*Problem to solve*.
Take the lines of the data below from the very first through the line containing "1.0, .86, .38, -.20]" and output them exactly, pictures excluded.

*Supplied material*.
=====

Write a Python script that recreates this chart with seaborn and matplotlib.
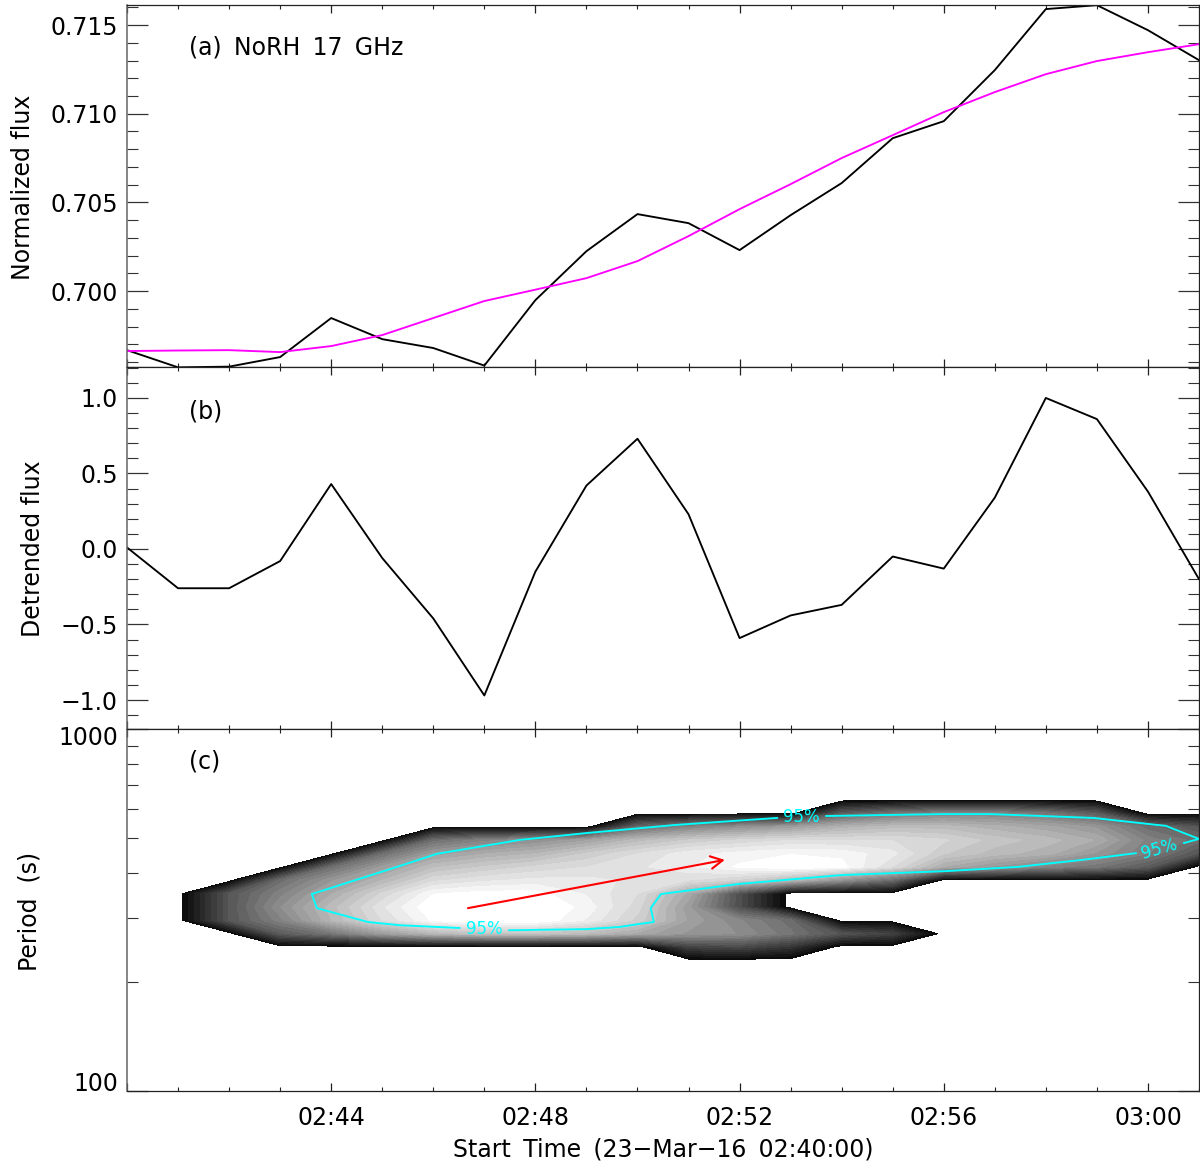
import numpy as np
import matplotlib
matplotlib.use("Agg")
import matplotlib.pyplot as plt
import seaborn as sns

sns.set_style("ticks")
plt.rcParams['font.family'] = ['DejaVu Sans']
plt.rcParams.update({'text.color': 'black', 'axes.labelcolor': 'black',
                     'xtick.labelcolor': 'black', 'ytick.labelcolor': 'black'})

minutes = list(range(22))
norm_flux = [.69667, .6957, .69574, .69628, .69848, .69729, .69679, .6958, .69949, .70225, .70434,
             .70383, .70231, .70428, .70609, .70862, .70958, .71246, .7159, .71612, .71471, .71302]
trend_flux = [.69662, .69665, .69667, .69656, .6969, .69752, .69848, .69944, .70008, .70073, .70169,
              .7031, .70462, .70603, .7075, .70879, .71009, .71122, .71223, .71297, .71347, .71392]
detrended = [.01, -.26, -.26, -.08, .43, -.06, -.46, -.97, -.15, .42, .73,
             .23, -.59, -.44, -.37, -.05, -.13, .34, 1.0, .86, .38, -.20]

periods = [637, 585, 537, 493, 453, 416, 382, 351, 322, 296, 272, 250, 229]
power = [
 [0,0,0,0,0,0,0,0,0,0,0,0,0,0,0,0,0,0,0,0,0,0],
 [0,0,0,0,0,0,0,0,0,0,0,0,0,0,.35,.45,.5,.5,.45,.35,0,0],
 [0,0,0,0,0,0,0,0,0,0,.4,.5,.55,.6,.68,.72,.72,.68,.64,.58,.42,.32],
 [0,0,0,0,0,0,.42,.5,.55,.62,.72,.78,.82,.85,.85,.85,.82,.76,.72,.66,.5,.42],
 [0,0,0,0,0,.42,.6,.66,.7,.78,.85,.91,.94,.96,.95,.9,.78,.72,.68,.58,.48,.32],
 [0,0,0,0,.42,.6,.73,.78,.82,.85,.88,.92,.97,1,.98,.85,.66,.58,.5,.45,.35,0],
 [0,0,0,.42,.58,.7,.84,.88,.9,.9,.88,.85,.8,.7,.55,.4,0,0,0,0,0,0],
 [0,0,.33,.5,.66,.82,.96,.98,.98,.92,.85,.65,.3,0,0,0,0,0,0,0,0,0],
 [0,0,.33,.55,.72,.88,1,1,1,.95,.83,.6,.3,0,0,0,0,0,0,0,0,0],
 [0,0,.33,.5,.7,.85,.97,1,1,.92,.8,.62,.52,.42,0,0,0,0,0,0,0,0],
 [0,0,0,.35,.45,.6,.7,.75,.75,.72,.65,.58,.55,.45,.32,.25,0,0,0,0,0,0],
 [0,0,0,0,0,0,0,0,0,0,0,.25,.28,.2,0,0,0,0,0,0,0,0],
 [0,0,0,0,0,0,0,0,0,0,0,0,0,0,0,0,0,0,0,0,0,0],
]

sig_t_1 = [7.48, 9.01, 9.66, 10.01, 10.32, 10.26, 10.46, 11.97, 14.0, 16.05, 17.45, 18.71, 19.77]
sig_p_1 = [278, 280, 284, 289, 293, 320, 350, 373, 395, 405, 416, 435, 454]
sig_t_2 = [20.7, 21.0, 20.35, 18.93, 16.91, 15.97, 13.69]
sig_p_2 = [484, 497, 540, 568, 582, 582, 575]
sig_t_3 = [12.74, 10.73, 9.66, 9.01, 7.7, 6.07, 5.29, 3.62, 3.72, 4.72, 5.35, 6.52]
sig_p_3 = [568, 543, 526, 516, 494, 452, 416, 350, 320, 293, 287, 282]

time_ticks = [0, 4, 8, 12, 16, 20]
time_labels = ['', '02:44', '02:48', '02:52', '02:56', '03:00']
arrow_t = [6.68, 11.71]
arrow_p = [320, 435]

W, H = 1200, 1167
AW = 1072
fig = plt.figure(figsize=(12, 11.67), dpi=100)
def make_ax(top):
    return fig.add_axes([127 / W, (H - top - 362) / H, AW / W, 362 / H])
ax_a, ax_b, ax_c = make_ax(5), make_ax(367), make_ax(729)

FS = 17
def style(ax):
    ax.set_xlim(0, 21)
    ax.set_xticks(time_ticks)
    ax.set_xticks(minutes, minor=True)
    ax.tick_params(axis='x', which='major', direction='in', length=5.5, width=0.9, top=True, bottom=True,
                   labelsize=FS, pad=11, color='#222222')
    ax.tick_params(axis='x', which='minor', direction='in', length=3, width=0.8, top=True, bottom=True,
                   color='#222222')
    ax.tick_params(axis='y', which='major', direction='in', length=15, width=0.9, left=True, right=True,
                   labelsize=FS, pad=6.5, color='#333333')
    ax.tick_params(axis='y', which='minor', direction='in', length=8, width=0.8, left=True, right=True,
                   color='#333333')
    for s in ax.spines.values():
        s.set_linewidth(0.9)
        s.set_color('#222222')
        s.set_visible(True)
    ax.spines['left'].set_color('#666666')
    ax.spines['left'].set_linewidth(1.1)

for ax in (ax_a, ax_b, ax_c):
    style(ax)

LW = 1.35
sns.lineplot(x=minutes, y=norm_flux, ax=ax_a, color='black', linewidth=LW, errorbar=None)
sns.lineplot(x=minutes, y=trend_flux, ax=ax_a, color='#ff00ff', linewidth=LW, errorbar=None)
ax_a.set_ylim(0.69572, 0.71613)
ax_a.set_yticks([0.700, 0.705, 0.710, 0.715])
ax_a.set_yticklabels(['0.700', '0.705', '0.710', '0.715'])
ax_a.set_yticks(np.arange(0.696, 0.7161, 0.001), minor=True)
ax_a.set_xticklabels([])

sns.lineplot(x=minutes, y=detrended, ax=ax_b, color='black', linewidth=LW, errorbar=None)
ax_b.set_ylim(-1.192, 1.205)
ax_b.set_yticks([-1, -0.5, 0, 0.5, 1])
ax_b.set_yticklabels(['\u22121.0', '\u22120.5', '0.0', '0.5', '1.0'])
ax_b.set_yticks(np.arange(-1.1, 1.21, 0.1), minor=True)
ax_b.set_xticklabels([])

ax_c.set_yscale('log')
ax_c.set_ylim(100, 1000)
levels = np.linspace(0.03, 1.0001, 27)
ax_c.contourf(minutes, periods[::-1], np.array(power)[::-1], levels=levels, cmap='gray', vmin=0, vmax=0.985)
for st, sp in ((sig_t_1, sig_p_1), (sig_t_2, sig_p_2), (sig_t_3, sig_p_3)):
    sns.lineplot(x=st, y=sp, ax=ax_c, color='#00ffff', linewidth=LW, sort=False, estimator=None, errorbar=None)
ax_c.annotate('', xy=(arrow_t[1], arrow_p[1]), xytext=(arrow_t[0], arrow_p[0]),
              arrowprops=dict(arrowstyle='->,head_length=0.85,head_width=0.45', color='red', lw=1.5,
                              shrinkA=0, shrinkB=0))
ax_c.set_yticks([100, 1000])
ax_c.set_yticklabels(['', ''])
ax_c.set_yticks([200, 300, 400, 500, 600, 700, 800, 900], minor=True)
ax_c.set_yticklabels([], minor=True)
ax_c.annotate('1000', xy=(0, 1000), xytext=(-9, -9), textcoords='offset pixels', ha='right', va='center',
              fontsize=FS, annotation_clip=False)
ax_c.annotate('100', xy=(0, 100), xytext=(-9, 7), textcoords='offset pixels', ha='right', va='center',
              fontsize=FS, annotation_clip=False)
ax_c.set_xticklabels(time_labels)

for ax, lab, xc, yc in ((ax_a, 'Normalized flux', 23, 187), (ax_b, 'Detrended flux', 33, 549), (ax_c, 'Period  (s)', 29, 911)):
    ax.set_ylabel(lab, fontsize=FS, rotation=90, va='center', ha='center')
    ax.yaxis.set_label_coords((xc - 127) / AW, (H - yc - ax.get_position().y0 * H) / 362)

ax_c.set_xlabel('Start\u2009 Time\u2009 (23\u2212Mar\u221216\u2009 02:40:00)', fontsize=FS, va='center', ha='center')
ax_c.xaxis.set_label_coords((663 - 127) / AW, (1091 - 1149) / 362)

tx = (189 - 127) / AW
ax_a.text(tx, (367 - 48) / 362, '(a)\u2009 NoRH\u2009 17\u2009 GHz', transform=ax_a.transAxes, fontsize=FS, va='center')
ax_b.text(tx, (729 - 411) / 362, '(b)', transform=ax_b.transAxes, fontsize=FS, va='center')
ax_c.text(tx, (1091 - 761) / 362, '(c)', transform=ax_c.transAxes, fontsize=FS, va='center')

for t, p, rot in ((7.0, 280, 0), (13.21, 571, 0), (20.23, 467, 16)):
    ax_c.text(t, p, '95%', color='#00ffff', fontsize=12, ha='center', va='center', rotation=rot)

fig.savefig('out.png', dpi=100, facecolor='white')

=====

*Expected answer*.
Write a Python script that recreates this chart with seaborn and matplotlib.
import numpy as np
import matplotlib
matplotlib.use("Agg")
import matplotlib.pyplot as plt
import seaborn as sns

sns.set_style("ticks")
plt.rcParams['font.family'] = ['DejaVu Sans']
plt.rcParams.update({'text.color': 'black', 'axes.labelcolor': 'black',
                     'xtick.labelcolor': 'black', 'ytick.labelcolor': 'black'})

minutes = list(range(22))
norm_flux = [.69667, .6957, .69574, .69628, .69848, .69729, .69679, .6958, .69949, .70225, .70434,
             .70383, .70231, .70428, .70609, .70862, .70958, .71246, .7159, .71612, .71471, .71302]
trend_flux = [.69662, .69665, .69667, .69656, .6969, .69752, .69848, .69944, .70008, .70073, .70169,
              .7031, .70462, .70603, .7075, .70879, .71009, .71122, .71223, .71297, .71347, .71392]
detrended = [.01, -.26, -.26, -.08, .43, -.06, -.46, -.97, -.15, .42, .73,
             .23, -.59, -.44, -.37, -.05, -.13, .34, 1.0, .86, .38, -.20]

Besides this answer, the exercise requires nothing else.